Looking back at 2022, were there any pivotal events, moments or developments in terms of sustainability in private markets?
Inflation is back! In 2022, the world we knew with low interest rates and low inflation disappeared. As we continue to adjust to this new environment, the industry’s commitment to ESG is likely to be tested. It will therefore become even more important for managers to stay focused and prioritize the most material ESG factors for each of their portfolio companies, in order to achieve financial returns while still creating value for stakeholders.
Thinking specifically about private markets, do you think the industry has made progress on climate in the last year? Where are the bright spots? Where has it disappointed?

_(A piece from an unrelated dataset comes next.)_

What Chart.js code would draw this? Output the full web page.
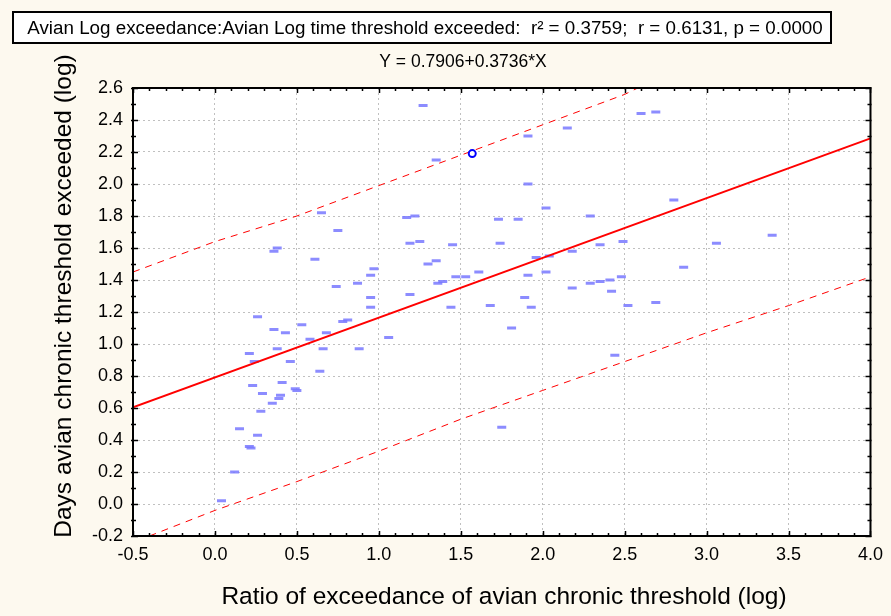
<!DOCTYPE html>
<html><head><meta charset="utf-8">
<script src="https://cdn.jsdelivr.net/npm/chart.js@4/dist/chart.umd.min.js"></script>
<style>html,body{margin:0;padding:0;background:#fdf9ef;}#wrap{width:891px;height:616px;}</style>
</head><body><div id="wrap"><canvas id="c" width="891" height="616"></canvas></div>
<script>
const titleText = "Avian Log exceedance:Avian Log time threshold exceeded:  r\u00B2 = 0.3759;  r = 0.6131, p = 0.0000";
const equationText = "Y = 0.7906+0.3736*X";
const xTitle = "Ratio of exceedance of avian chronic threshold (log)";
const yTitle = "Days avian chronic threshold exceeded (log)";

const xTicks = [-0.5, 0.0, 0.5, 1.0, 1.5, 2.0, 2.5, 3.0, 3.5, 4.0];
const yTicks = [-0.2, 0.0, 0.2, 0.4, 0.6, 0.8, 1.0, 1.2, 1.4, 1.6, 1.8, 2.0, 2.2, 2.4, 2.6];

const ratioX = [1.27,0.65,1.17,1.22,0.75,0.38,0.36,1.19,1.25,0.61,1.30,0.97,0.95,0.74,0.87,1.19,0.95,0.95,
  0.26,0.53,0.36,0.43,0.78,0.81,0.68,0.58,1.06,0.21,0.38,0.66,0.88,0.24,0.46,0.64,0.23,0.41,0.49,0.50,
  0.29,0.40,0.39,0.35,0.28,0.15,0.26,0.21,0.22,0.12,0.04,1.35,1.91,2.15,2.60,2.69,1.91,2.02,1.73,1.85,
  2.29,1.45,1.74,2.49,2.35,1.35,1.96,2.04,2.18,1.47,1.53,1.61,1.36,1.39,1.91,2.02,2.18,2.29,2.35,2.41,
  2.48,2.42,1.89,1.44,1.68,1.93,2.52,1.81,2.44,1.75,2.80,3.06,3.40,2.86,2.69];
const daysY = [2.49,1.82,1.79,1.80,1.71,1.60,1.58,1.63,1.64,1.53,1.50,1.47,1.43,1.36,1.38,1.31,1.29,1.23,
  1.17,1.12,1.09,1.07,1.14,1.15,1.07,1.03,1.04,0.94,0.97,0.97,0.97,0.89,0.89,0.83,0.74,0.76,0.72,0.71,
  0.69,0.68,0.66,0.63,0.58,0.47,0.43,0.36,0.35,0.20,0.02,2.15,2.30,2.35,2.44,2.45,2.00,1.85,1.78,1.78,
  1.80,1.62,1.63,1.64,1.62,1.52,1.54,1.55,1.58,1.42,1.42,1.45,1.38,1.39,1.43,1.45,1.35,1.38,1.39,1.40,
  1.42,1.33,1.29,1.23,1.24,1.23,1.24,1.10,0.93,0.48,1.90,1.63,1.68,1.48,1.26];
const selectedX = [1.57];
const selectedY = [2.19];

const regX = [-0.5, 4.0];
const regY = [0.604, 2.285];
const upperX = [-0.5, 0.0, 0.5, 1.0, 1.5, 2.0, 2.5, 2.58];
const upperY = [1.45, 1.64, 1.80, 1.99, 2.18, 2.37, 2.56, 2.60];
const lowerX = [-0.40, 0.0, 0.5, 1.0, 1.5, 2.0, 2.5, 3.0, 3.5, 4.0];
const lowerY = [-0.20, -0.04, 0.14, 0.33, 0.53, 0.71, 0.89, 1.07, 1.24, 1.42];

const pts = (xs, ys) => xs.map((x, i) => ({x: x, y: ys[i]}));
const FONT = "'Liberation Sans', Arial, sans-serif";

const decor = {
  id: 'decor',
  beforeDraw(chart) {
    const {ctx, chartArea: a} = chart;
    ctx.save();
    ctx.fillStyle = '#fdf9ef';
    ctx.fillRect(0, 0, chart.width, chart.height);
    ctx.fillStyle = '#ffffff';
    ctx.fillRect(a.left, a.top, a.right - a.left, a.bottom - a.top);
    ctx.restore();
  },
  afterDraw(chart) {
    const {ctx, chartArea: a} = chart;
    const xs = chart.scales.x, ys = chart.scales.y;
    ctx.save();
    ctx.strokeStyle = '#000';
    ctx.lineWidth = 1.5;
    ctx.beginPath();
    for (let i = 0; i <= 45; i++) {
      const v = -0.5 + i * 0.1;
      const px = Math.round(xs.getPixelForValue(v)) + 0.5;
      const L = (i % 5 === 0) ? 5 : 3;
      ctx.moveTo(px, a.bottom + 1); ctx.lineTo(px, a.bottom - L);
      ctx.moveTo(px, a.top - 1); ctx.lineTo(px, a.top + L);
    }
    for (let i = 0; i <= 28; i++) {
      const v = -0.2 + i * 0.1;
      const py = Math.round(ys.getPixelForValue(v)) + 0.5;
      const L = (i % 2 === 0) ? 5 : 3;
      ctx.moveTo(a.left - 2, py); ctx.lineTo(a.left + L, py);
      ctx.moveTo(a.right + 1, py); ctx.lineTo(a.right - L, py);
    }
    ctx.stroke();
    ctx.lineWidth = 2;
    ctx.strokeRect(a.left, a.top, a.right - a.left, a.bottom - a.top);
    ctx.fillStyle = '#ffffff';
    ctx.fillRect(13, 12, 818, 31);
    ctx.strokeRect(13, 12, 818, 31);
    ctx.fillStyle = '#000';
    ctx.textAlign = 'center';
    ctx.textBaseline = 'middle';
    ctx.font = '18.8px ' + FONT;
    ctx.fillText(titleText, 425, 28.5);
    ctx.font = '17.5px ' + FONT;
    ctx.fillText(equationText, 463, 62);
    ctx.font = '24.5px ' + FONT;
    ctx.fillText(xTitle, 504, 597);
    ctx.translate(64, 296);
    ctx.rotate(-Math.PI / 2);
    ctx.fillText(yTitle, 0, 0);
    ctx.restore();
  }
};

new Chart(document.getElementById('c'), {
  type: 'scatter',
  data: {
    datasets: [
      {label: 'selected', data: pts(selectedX, selectedY), pointStyle: 'circle', pointRadius: 3.5,
       borderColor: '#0000ff', backgroundColor: '#ffffff', borderWidth: 2, order: 0},
      {label: 'regression', type: 'line', data: pts(regX, regY), borderColor: '#ff0000', borderWidth: 2,
       pointRadius: 0, tension: 0, fill: false, order: 1},
      {label: 'upper', type: 'line', data: pts(upperX, upperY), borderColor: '#ff0000', borderWidth: 1,
       borderDash: [7, 6], pointRadius: 0, tension: 0, fill: false, order: 2},
      {label: 'lower', type: 'line', data: pts(lowerX, lowerY), borderColor: '#ff0000', borderWidth: 1,
       borderDash: [7, 6], pointRadius: 0, tension: 0, fill: false, order: 3},
      {label: 'data', data: pts(ratioX, daysY), pointStyle: 'line', pointRadius: 4.5,
       borderColor: 'rgba(120,120,255,0.85)', backgroundColor: 'rgba(120,120,255,0.85)', borderWidth: 3, order: 4}
    ]
  },
  options: {
    responsive: false,
    animation: false,
    devicePixelRatio: 1,
    layout: {padding: {top: 88, right: 13, left: 0, bottom: 0}},
    plugins: {legend: {display: false}, tooltip: {enabled: false}},
    scales: {
      x: {
        type: 'linear', min: -0.5, max: 4.0,
        afterBuildTicks: s => { s.ticks = xTicks.map(v => ({value: v})); },
        afterFit: s => { s.height = 80; },
        ticks: {callback: v => v.toFixed(1), color: '#000', padding: 8, maxRotation: 0,
                font: {family: FONT, size: 18}},
        grid: {color: '#c0c0c0', lineWidth: 1, drawTicks: false},
        border: {display: false, dash: [2, 3]}
      },
      y: {
        type: 'linear', min: -0.2, max: 2.6,
        afterBuildTicks: s => { s.ticks = yTicks.map(v => ({value: v})); },
        afterFit: s => { s.width = 133; },
        ticks: {callback: v => v.toFixed(1), color: '#000', padding: 10,
                font: {family: FONT, size: 18}},
        grid: {color: '#c0c0c0', lineWidth: 1, drawTicks: false},
        border: {display: false, dash: [2, 3]}
      }
    }
  },
  plugins: [decor]
});
</script></body></html>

Last year, we saw carbon emissions decoupling from GDP growth for the first time, which suggests there is no trade-off between achieving climate goals and delivering on returns. The number of members of iCI grew significantly, and a new North American charter was created, among other regions, indicating global intentions to have a positive impact on climate. But we need to start executing. It is great to have companies and managers making pledges, but time is ticking, and we need results.

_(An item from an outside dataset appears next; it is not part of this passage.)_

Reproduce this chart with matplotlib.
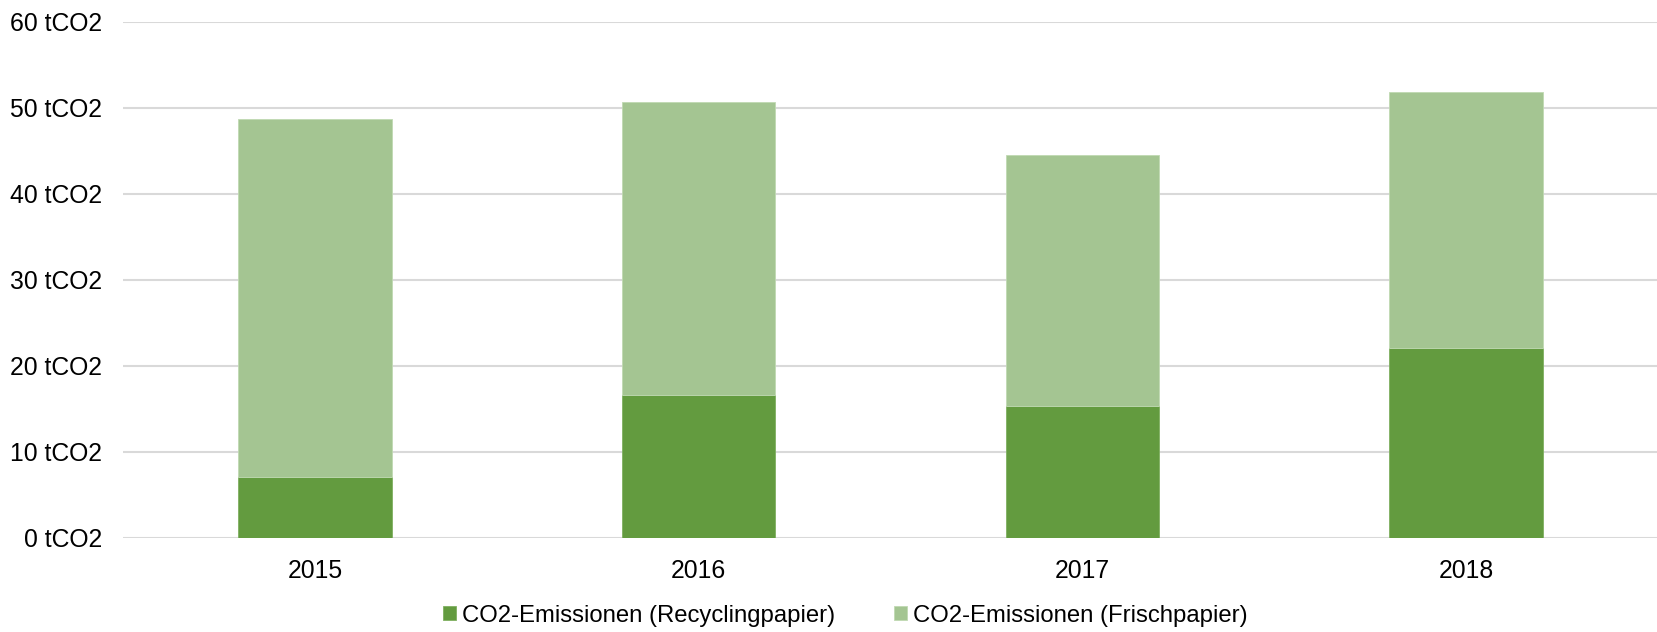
import matplotlib
matplotlib.use("Agg")
import matplotlib.pyplot as plt
import numpy as np

years = ["2015", "2016", "2017", "2018"]
recycling = [7.1, 16.6, 15.3, 22.1]
frisch = [41.6, 34.1, 29.2, 29.7]
yticks = [0, 10, 20, 30, 40, 50, 60]
ytick_labels = [f"{v} tCO2" for v in yticks]
series_names = ["CO2-Emissionen (Recyclingpapier)", "CO2-Emissionen (Frischpapier)"]

dark = "#639B3F"
light = "#A4C592"

plt.rcParams['font.family'] = ['Liberation Sans', 'DejaVu Sans']

fig = plt.figure(figsize=(16.58, 6.32), dpi=100)
ax = fig.add_axes([0.0742, 0.1492, 0.9258, 0.8165])

x = np.arange(len(years))
b1 = ax.bar(x, recycling, width=0.4, color=dark, edgecolor="#7FB060", linewidth=0.6, zorder=3,
            label=series_names[0])
b2 = ax.bar(x, frisch, width=0.4, bottom=recycling, color=light, edgecolor="#C0D9B2",
            linewidth=0.6, zorder=3, label=series_names[1])

ax.set_xlim(-0.5, len(years) - 0.5)
ax.set_ylim(0, 60)
ax.set_yticks(yticks)
ax.set_yticklabels(ytick_labels, fontsize=17.8)
ax.set_xticks(x)
ax.set_xticklabels(years, fontsize=17.8)
ax.yaxis.grid(True, color="#D9D9D9", linewidth=1.5, zorder=0)
ax.set_axisbelow(True)
for s in ax.spines.values():
    s.set_visible(False)
ax.tick_params(axis='both', length=0, colors="black")
ax.tick_params(axis='y', pad=15)
ax.tick_params(axis='x', pad=15)

fig.legend(handles=[b1, b2], labels=series_names, loc='center', bbox_to_anchor=(0.5097, 0.026),
           ncol=2, frameon=False, fontsize=17.2, handlelength=0.55, handleheight=0.55,
           handletextpad=0.25, columnspacing=2.45)

fig.savefig("out.png", dpi=100)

Looking ahead to 2023, what is your firm’s next priority in terms of the climate? What would you like to have completed over the next 12 months?
We are moving on three fronts: execution, coverage and scenario analysis. On the execution side, we have asked all our portfolio companies to measure their carbon footprint and develop a plan to reduce it. This needs to be in line with the Paris Agreement and Partners Group’s own commitment to reduce the emissions of controlled assets by at least 20 percent during ownership. We have good coverage across private equity and private infrastructure and are finalizing details to increase this for our real estate portfolio. Finally, we are looking into how to systematically embed scenario analysis into our investment processes.

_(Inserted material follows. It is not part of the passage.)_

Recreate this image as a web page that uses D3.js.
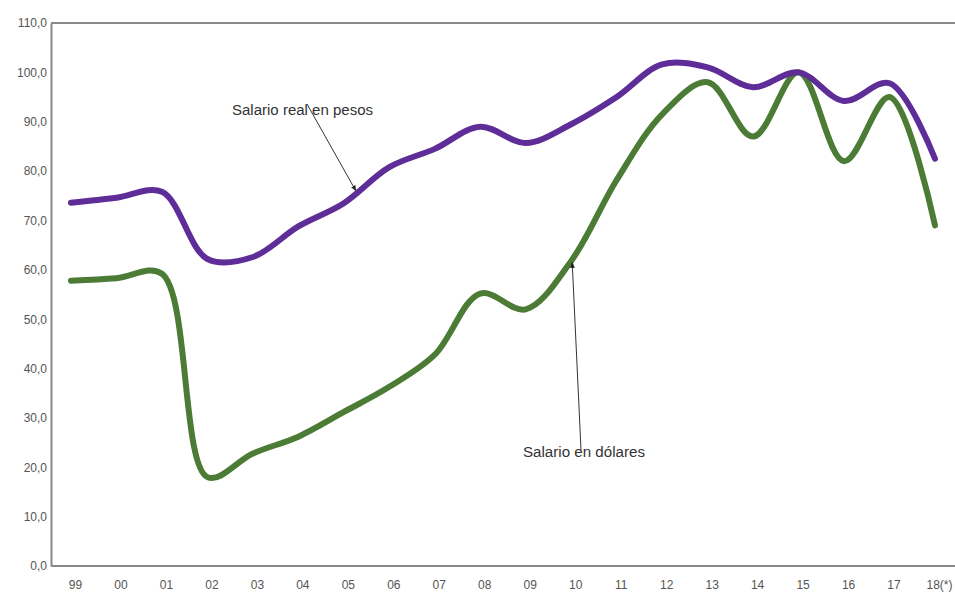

Aside from climate, which other areas of sustainability will be prominent on your agenda and why?
We see ESG as Planet, People, and Prosperity. These are all connected, but climate is clearly associated to Planet. As the macroeconomic backdrop becomes more challenging, we need to focus more on People and creating value in the long run. This partly involves DE&I initiatives and increasing employee ownership. Private markets firms have been working on employee ownership and engagement for some time now but there is still more to do. Forging ahead on DE&I and ownership is also very important for ensuring you have access to the best possible talent.
How are more emerging topics like nature/biodiversity occupying your time and resources?
For now, these topics are a focus as a consequence of climate change. We are looking into ways of integrating it into our thinking, but for now we are focusing on reducing our contribution to climate.